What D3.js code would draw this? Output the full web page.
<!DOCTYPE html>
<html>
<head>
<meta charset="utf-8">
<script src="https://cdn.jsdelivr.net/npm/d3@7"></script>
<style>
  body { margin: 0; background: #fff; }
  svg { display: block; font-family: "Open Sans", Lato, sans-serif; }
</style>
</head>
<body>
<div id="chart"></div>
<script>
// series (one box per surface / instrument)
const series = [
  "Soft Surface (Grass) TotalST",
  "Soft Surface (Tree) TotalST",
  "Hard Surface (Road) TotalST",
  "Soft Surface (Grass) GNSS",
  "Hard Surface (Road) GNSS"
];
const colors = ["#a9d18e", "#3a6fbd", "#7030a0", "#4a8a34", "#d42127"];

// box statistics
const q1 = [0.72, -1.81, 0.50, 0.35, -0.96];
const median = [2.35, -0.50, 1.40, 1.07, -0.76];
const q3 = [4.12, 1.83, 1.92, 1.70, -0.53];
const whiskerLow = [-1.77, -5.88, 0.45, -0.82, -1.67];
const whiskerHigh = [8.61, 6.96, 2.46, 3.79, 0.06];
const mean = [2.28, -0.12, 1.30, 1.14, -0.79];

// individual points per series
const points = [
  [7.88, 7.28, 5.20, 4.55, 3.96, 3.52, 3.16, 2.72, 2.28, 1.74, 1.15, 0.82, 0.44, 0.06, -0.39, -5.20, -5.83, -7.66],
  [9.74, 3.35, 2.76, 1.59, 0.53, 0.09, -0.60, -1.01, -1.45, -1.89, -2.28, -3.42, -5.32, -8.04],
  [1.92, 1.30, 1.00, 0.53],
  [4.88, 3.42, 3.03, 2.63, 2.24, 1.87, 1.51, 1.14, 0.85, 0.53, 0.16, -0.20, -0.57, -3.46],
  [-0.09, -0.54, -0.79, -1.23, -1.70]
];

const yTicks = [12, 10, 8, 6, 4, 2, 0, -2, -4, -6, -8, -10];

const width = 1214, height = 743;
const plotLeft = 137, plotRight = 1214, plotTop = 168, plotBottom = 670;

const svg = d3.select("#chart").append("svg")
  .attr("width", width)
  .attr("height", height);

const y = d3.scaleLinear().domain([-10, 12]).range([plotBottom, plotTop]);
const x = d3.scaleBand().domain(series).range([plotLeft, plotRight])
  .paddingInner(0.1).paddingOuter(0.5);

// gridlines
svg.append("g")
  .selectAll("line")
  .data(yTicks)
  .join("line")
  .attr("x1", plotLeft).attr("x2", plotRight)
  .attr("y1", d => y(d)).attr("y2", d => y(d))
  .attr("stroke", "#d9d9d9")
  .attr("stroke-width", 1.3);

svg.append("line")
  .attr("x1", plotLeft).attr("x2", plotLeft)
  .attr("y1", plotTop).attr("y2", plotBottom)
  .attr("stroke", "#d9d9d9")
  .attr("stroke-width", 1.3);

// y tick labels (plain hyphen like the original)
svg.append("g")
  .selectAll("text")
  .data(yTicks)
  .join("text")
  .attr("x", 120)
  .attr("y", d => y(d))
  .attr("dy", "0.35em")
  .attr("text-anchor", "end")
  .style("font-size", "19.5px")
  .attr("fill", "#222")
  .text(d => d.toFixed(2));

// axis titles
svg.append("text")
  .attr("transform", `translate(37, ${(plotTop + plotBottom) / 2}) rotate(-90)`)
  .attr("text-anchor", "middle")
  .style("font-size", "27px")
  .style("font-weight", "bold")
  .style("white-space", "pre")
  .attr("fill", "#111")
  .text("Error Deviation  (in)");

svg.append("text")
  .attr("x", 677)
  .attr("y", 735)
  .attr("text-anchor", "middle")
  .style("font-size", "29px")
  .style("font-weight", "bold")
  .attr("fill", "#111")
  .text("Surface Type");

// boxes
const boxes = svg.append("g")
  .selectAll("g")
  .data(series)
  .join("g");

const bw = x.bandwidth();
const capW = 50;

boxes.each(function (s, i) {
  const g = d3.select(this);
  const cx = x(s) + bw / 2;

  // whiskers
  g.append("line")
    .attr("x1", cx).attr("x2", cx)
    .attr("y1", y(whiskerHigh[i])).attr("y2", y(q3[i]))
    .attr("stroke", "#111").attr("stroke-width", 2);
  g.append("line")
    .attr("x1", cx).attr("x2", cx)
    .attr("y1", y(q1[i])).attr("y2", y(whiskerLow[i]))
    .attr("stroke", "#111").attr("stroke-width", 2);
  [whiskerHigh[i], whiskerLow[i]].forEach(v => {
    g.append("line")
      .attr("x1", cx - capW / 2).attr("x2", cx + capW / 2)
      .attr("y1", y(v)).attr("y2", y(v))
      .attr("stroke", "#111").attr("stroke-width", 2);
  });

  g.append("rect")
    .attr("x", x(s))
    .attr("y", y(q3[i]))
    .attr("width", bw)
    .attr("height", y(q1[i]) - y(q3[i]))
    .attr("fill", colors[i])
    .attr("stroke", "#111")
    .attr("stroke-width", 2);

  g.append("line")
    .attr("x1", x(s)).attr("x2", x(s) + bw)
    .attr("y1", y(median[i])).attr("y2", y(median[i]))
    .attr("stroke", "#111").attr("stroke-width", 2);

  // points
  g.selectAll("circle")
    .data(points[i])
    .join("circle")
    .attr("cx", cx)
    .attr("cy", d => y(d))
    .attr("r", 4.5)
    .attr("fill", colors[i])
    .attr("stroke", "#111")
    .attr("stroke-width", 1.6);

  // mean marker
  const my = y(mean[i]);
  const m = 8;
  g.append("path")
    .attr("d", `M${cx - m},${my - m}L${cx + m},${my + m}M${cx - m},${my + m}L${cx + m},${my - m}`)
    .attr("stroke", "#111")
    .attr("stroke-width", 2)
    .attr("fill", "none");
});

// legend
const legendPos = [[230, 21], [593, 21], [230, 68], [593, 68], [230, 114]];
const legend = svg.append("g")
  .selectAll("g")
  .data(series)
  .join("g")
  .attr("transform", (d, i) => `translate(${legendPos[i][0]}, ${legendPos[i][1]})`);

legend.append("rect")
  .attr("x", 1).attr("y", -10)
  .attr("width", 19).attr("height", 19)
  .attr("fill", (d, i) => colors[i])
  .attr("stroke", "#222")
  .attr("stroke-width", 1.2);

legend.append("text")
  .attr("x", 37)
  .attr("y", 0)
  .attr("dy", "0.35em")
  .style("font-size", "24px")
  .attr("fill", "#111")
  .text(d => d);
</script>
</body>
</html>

--*--

:: WHAT THE EXERCISE ASKS ::
Set down the listing in full, keeping every word exactly as it is.

:: ANSWER BELOW ::
What D3.js code would draw this? Output the full web page.
<!DOCTYPE html>
<html>
<head>
<meta charset="utf-8">
<script src="https://cdn.jsdelivr.net/npm/d3@7"></script>
<style>
  body { margin: 0; background: #fff; }
  svg { display: block; font-family: "Open Sans", Lato, sans-serif; }
</style>
</head>
<body>
<div id="chart"></div>
<script>
// series (one box per surface / instrument)
const series = [
  "Soft Surface (Grass) TotalST",
  "Soft Surface (Tree) TotalST",
  "Hard Surface (Road) TotalST",
  "Soft Surface (Grass) GNSS",
  "Hard Surface (Road) GNSS"
];
const colors = ["#a9d18e", "#3a6fbd", "#7030a0", "#4a8a34", "#d42127"];

// box statistics
const q1 = [0.72, -1.81, 0.50, 0.35, -0.96];
const median = [2.35, -0.50, 1.40, 1.07, -0.76];
const q3 = [4.12, 1.83, 1.92, 1.70, -0.53];
const whiskerLow = [-1.77, -5.88, 0.45, -0.82, -1.67];
const whiskerHigh = [8.61, 6.96, 2.46, 3.79, 0.06];
const mean = [2.28, -0.12, 1.30, 1.14, -0.79];

// individual points per series
const points = [
  [7.88, 7.28, 5.20, 4.55, 3.96, 3.52, 3.16, 2.72, 2.28, 1.74, 1.15, 0.82, 0.44, 0.06, -0.39, -5.20, -5.83, -7.66],
  [9.74, 3.35, 2.76, 1.59, 0.53, 0.09, -0.60, -1.01, -1.45, -1.89, -2.28, -3.42, -5.32, -8.04],
  [1.92, 1.30, 1.00, 0.53],
  [4.88, 3.42, 3.03, 2.63, 2.24, 1.87, 1.51, 1.14, 0.85, 0.53, 0.16, -0.20, -0.57, -3.46],
  [-0.09, -0.54, -0.79, -1.23, -1.70]
];

const yTicks = [12, 10, 8, 6, 4, 2, 0, -2, -4, -6, -8, -10];

const width = 1214, height = 743;
const plotLeft = 137, plotRight = 1214, plotTop = 168, plotBottom = 670;

const svg = d3.select("#chart").append("svg")
  .attr("width", width)
  .attr("height", height);

const y = d3.scaleLinear().domain([-10, 12]).range([plotBottom, plotTop]);
const x = d3.scaleBand().domain(series).range([plotLeft, plotRight])
  .paddingInner(0.1).paddingOuter(0.5);

// gridlines
svg.append("g")
  .selectAll("line")
  .data(yTicks)
  .join("line")
  .attr("x1", plotLeft).attr("x2", plotRight)
  .attr("y1", d => y(d)).attr("y2", d => y(d))
  .attr("stroke", "#d9d9d9")
  .attr("stroke-width", 1.3);

svg.append("line")
  .attr("x1", plotLeft).attr("x2", plotLeft)
  .attr("y1", plotTop).attr("y2", plotBottom)
  .attr("stroke", "#d9d9d9")
  .attr("stroke-width", 1.3);

// y tick labels (plain hyphen like the original)
svg.append("g")
  .selectAll("text")
  .data(yTicks)
  .join("text")
  .attr("x", 120)
  .attr("y", d => y(d))
  .attr("dy", "0.35em")
  .attr("text-anchor", "end")
  .style("font-size", "19.5px")
  .attr("fill", "#222")
  .text(d => d.toFixed(2));

// axis titles
svg.append("text")
  .attr("transform", `translate(37, ${(plotTop + plotBottom) / 2}) rotate(-90)`)
  .attr("text-anchor", "middle")
  .style("font-size", "27px")
  .style("font-weight", "bold")
  .style("white-space", "pre")
  .attr("fill", "#111")
  .text("Error Deviation  (in)");

svg.append("text")
  .attr("x", 677)
  .attr("y", 735)
  .attr("text-anchor", "middle")
  .style("font-size", "29px")
  .style("font-weight", "bold")
  .attr("fill", "#111")
  .text("Surface Type");

// boxes
const boxes = svg.append("g")
  .selectAll("g")
  .data(series)
  .join("g");

const bw = x.bandwidth();
const capW = 50;

boxes.each(function (s, i) {
  const g = d3.select(this);
  const cx = x(s) + bw / 2;

  // whiskers
  g.append("line")
    .attr("x1", cx).attr("x2", cx)
    .attr("y1", y(whiskerHigh[i])).attr("y2", y(q3[i]))
    .attr("stroke", "#111").attr("stroke-width", 2);
  g.append("line")
    .attr("x1", cx).attr("x2", cx)
    .attr("y1", y(q1[i])).attr("y2", y(whiskerLow[i]))
    .attr("stroke", "#111").attr("stroke-width", 2);
  [whiskerHigh[i], whiskerLow[i]].forEach(v => {
    g.append("line")
      .attr("x1", cx - capW / 2).attr("x2", cx + capW / 2)
      .attr("y1", y(v)).attr("y2", y(v))
      .attr("stroke", "#111").attr("stroke-width", 2);
  });

  g.append("rect")
    .attr("x", x(s))
    .attr("y", y(q3[i]))
    .attr("width", bw)
    .attr("height", y(q1[i]) - y(q3[i]))
    .attr("fill", colors[i])
    .attr("stroke", "#111")
    .attr("stroke-width", 2);

  g.append("line")
    .attr("x1", x(s)).attr("x2", x(s) + bw)
    .attr("y1", y(median[i])).attr("y2", y(median[i]))
    .attr("stroke", "#111").attr("stroke-width", 2);

  // points
  g.selectAll("circle")
    .data(points[i])
    .join("circle")
    .attr("cx", cx)
    .attr("cy", d => y(d))
    .attr("r", 4.5)
    .attr("fill", colors[i])
    .attr("stroke", "#111")
    .attr("stroke-width", 1.6);

  // mean marker
  const my = y(mean[i]);
  const m = 8;
  g.append("path")
    .attr("d", `M${cx - m},${my - m}L${cx + m},${my + m}M${cx - m},${my + m}L${cx + m},${my - m}`)
    .attr("stroke", "#111")
    .attr("stroke-width", 2)
    .attr("fill", "none");
});

// legend
const legendPos = [[230, 21], [593, 21], [230, 68], [593, 68], [230, 114]];
const legend = svg.append("g")
  .selectAll("g")
  .data(series)
  .join("g")
  .attr("transform", (d, i) => `translate(${legendPos[i][0]}, ${legendPos[i][1]})`);

legend.append("rect")
  .attr("x", 1).attr("y", -10)
  .attr("width", 19).attr("height", 19)
  .attr("fill", (d, i) => colors[i])
  .attr("stroke", "#222")
  .attr("stroke-width", 1.2);

legend.append("text")
  .attr("x", 37)
  .attr("y", 0)
  .attr("dy", "0.35em")
  .style("font-size", "24px")
  .attr("fill", "#111")
  .text(d => d);
</script>
</body>
</html>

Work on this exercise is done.